Essential Step To Renewal of Echo Bay Waterfront
As you know from previous bulletins, the renewal of the Echo Bay shoreline is among the City’s central priorities. We envision a mixed-use development featuring extensive open space, a continuous shoreline promenade, and appropriately-scaled housing and shops on a roughly twenty-acre site. Achieving this goal depends upon the relocation of certain existing uses in the area, principally the City’s public works facility (“City Yard”), where our sanitation fleet and other DPW functions are maintained.
To accomplish this end, the City conducted an extensive search of potential relocation sites and eventually settled upon a roughly five acre property on Beechwood Avenue, wedged between (and partially underneath) I-95 and a railroad line. This location was deemed by our Public Works professionals to be the best available from both an operational and cost perspective.

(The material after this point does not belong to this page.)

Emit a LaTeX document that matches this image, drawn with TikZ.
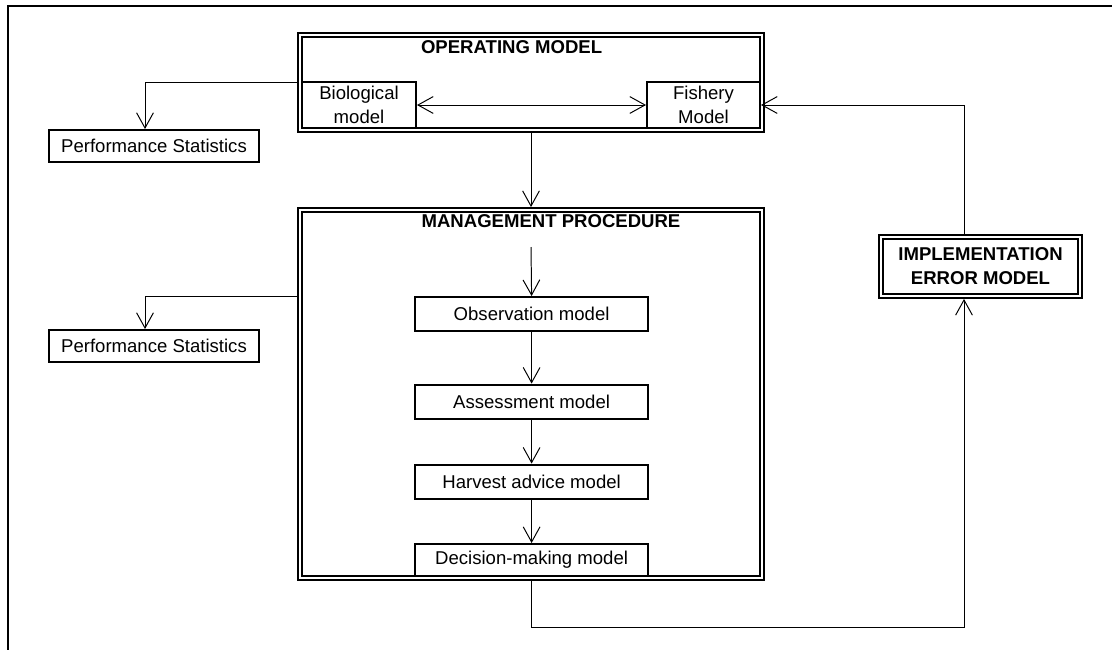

The Draft Environmental Impact Statement (DEIS) for the new City Yard site was released a few weeks ago and was the subject of a public hearing earlier this month. Naturally, the new site has drawn some opposition, as any proposed site would, but the DEIS suggests that the likely impacts are modest and easily amenable to mitigation.
Download the Draft Environmental Impact Statement for the new proposed City Yard: Vol. 1 and Vol. 2.
We should and will work to ensure that the new City Yard is respectful of its surroundings and designed with input from affected residents and property owners, but in my judgment, there is no serious alternative to the Beechwood location. Rejection of this site would, at a minimum, set back our Echo Bay renewal efforts for years and cost the City millions of dollars. More probably, it would extinguish our plans for the waterfront entirely. Proceeding with the new City Yard is, therefore, essential to the broad public interest and will constitute a major step forward in our vision for an enhanced shoreline.